#### Task goal:
Retype exactly what runs from the first line of the data to the line with "from matplotlib.patches import", keeping both of those lines and skipping pictures.

Figure scripts:
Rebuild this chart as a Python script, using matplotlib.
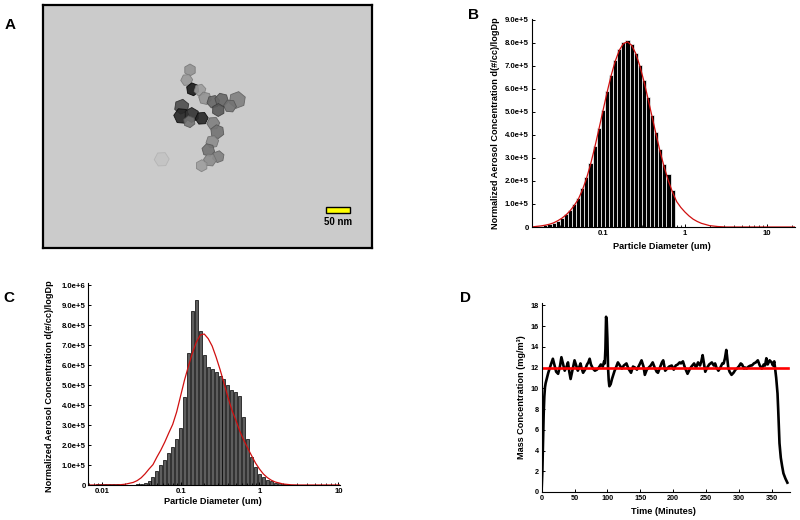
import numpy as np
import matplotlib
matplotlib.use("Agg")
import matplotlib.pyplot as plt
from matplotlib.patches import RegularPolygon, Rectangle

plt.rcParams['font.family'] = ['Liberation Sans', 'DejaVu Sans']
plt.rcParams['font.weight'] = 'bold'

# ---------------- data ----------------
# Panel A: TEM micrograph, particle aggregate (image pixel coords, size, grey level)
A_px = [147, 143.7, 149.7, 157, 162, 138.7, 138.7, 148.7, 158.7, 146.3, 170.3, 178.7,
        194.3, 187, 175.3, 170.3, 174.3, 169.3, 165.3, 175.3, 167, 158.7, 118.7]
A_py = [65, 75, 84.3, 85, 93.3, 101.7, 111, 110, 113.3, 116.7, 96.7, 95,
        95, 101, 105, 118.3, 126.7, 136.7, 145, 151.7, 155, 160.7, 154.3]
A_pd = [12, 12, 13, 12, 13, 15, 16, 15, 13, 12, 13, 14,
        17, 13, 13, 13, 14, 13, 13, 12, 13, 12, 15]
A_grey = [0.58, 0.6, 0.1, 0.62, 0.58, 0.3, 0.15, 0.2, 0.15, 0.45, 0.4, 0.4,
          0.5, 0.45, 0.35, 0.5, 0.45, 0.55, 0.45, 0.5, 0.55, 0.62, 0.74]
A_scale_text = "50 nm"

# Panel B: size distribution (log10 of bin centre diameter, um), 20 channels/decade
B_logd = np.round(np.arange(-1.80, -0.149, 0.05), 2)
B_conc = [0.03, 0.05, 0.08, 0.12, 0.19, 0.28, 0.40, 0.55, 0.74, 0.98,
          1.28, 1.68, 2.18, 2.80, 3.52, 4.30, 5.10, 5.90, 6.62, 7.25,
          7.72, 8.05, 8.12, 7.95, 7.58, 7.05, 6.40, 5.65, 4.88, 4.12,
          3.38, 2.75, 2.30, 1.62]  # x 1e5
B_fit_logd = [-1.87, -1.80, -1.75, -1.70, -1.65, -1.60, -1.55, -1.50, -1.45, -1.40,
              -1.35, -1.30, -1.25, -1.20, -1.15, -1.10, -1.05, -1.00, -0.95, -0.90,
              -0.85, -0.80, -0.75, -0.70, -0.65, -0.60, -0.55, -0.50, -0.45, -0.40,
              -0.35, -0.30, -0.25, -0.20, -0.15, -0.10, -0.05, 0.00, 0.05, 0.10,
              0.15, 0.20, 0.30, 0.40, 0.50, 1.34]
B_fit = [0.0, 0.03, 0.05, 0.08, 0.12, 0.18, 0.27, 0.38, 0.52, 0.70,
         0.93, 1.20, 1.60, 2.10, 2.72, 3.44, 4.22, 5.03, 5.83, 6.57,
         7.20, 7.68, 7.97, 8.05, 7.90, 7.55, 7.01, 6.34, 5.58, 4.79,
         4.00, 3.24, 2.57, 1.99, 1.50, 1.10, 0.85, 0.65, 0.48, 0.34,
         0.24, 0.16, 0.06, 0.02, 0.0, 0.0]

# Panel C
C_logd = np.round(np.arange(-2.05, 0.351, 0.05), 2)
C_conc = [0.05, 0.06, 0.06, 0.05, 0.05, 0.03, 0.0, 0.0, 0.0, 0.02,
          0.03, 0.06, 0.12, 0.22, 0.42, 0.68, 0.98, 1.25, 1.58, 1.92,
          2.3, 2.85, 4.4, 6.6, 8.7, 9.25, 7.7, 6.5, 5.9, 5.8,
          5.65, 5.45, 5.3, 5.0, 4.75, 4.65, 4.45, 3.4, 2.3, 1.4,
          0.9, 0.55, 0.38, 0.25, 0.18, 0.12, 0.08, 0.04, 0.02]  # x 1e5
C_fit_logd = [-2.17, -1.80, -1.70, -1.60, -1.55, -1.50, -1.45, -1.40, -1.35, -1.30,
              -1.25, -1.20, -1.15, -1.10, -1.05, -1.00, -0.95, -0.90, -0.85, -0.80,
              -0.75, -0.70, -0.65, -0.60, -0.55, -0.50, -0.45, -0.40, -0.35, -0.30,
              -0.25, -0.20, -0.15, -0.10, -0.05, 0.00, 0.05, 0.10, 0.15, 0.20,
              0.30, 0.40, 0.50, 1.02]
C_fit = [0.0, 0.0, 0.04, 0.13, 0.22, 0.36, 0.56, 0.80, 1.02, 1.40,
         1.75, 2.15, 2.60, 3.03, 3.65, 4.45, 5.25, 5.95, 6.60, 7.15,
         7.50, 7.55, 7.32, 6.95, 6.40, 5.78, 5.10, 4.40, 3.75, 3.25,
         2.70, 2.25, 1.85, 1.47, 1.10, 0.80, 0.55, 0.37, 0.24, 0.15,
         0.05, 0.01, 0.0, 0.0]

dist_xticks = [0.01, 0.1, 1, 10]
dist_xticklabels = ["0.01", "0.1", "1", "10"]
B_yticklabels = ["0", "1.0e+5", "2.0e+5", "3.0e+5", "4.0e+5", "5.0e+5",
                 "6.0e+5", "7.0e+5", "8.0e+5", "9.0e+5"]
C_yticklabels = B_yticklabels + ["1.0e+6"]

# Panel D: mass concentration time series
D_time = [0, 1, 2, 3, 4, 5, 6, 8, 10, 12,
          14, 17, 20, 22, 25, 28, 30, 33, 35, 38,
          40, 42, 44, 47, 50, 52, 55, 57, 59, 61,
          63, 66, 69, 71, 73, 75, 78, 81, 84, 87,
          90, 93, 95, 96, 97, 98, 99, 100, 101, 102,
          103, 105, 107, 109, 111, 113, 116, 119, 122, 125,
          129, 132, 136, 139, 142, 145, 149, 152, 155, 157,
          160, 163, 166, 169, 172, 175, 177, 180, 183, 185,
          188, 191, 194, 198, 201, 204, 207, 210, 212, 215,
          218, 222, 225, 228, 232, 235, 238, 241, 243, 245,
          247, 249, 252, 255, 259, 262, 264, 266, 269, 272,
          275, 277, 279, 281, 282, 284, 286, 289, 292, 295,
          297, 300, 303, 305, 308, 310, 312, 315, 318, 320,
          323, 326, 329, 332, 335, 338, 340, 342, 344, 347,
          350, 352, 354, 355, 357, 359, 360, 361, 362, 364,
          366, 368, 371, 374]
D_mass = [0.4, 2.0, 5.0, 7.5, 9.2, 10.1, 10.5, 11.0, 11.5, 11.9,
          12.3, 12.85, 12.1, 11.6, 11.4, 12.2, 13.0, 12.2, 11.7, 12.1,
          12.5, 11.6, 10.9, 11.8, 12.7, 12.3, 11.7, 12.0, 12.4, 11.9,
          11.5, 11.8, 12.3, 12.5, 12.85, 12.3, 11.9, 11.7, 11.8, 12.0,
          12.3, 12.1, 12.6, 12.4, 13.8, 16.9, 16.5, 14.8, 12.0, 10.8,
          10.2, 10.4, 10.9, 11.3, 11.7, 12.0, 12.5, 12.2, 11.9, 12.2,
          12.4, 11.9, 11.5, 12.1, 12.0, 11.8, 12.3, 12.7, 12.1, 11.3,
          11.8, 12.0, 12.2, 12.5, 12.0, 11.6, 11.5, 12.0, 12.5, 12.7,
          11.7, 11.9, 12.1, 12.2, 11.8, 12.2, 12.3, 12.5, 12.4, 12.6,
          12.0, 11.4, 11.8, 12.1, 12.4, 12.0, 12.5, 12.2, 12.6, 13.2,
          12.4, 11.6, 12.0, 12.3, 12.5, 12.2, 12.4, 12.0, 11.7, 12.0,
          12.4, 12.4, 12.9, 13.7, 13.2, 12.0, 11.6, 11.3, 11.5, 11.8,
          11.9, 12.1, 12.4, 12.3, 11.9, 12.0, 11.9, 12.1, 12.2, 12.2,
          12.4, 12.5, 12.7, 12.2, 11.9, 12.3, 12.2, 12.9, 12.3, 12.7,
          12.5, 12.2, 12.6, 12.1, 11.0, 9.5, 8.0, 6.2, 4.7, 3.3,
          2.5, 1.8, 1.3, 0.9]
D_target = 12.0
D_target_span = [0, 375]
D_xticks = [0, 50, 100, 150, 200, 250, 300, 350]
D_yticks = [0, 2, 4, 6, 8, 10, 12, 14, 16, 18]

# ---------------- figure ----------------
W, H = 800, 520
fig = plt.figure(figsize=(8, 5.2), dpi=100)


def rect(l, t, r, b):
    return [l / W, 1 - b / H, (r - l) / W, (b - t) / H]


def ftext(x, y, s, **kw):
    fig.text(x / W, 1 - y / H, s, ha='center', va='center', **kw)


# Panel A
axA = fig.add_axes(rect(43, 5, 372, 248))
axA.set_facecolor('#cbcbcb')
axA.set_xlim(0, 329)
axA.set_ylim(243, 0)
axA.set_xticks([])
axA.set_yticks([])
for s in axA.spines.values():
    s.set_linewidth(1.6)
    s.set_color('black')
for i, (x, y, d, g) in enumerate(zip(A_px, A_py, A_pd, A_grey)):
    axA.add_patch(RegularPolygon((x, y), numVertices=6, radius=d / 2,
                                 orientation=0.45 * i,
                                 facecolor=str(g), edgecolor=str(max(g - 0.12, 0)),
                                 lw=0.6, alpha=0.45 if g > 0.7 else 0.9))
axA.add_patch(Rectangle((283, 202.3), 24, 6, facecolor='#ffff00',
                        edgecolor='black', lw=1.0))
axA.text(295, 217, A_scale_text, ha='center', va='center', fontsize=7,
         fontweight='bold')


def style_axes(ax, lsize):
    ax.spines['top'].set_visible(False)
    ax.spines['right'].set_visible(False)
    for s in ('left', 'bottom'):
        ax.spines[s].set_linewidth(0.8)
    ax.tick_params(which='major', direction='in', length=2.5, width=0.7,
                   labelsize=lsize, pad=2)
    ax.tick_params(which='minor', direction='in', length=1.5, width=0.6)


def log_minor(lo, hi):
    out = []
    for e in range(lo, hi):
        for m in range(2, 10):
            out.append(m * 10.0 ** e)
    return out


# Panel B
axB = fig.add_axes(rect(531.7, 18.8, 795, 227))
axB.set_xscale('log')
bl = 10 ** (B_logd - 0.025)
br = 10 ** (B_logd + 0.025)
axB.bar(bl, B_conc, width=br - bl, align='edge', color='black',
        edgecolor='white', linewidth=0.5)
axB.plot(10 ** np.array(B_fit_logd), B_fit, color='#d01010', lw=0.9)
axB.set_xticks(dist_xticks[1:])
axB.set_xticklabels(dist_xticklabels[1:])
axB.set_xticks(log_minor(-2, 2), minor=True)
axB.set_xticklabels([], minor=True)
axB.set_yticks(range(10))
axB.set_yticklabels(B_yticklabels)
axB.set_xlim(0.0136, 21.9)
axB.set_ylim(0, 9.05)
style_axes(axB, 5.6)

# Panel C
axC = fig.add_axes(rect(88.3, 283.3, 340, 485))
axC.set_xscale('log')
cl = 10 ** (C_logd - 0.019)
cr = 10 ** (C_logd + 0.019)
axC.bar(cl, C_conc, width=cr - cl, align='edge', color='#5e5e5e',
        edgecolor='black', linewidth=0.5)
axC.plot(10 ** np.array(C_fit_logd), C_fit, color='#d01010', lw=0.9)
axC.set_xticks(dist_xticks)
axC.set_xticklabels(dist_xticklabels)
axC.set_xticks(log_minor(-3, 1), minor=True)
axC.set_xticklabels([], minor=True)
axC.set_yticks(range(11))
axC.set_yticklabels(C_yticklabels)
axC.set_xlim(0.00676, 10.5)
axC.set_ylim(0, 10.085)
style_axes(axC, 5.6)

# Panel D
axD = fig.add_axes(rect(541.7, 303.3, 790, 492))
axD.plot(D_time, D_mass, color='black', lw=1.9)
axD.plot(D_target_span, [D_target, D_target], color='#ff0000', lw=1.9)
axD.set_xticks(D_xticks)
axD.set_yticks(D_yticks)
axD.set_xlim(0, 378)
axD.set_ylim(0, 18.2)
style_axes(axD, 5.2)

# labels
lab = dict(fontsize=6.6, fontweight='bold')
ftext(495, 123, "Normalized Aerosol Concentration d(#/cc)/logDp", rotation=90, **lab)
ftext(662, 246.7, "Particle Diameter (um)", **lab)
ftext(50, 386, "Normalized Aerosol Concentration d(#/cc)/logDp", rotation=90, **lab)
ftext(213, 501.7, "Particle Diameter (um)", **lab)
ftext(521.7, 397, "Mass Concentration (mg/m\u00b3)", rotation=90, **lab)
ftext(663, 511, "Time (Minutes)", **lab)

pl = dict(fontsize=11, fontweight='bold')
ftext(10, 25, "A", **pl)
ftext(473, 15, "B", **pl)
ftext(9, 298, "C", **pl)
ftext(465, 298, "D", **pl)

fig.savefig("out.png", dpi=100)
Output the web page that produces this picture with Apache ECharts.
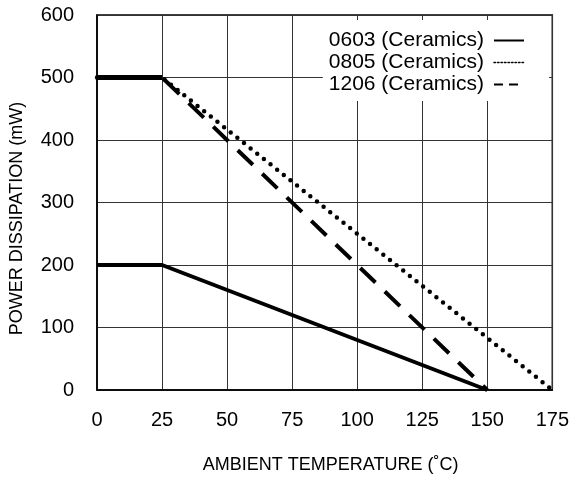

#### Solution for this task:
Rebuild this chart as a Python script, using matplotlib.
import numpy as np
import matplotlib
matplotlib.use("Agg")
import matplotlib.pyplot as plt
from matplotlib.patches import RegularPolygon, Rectangle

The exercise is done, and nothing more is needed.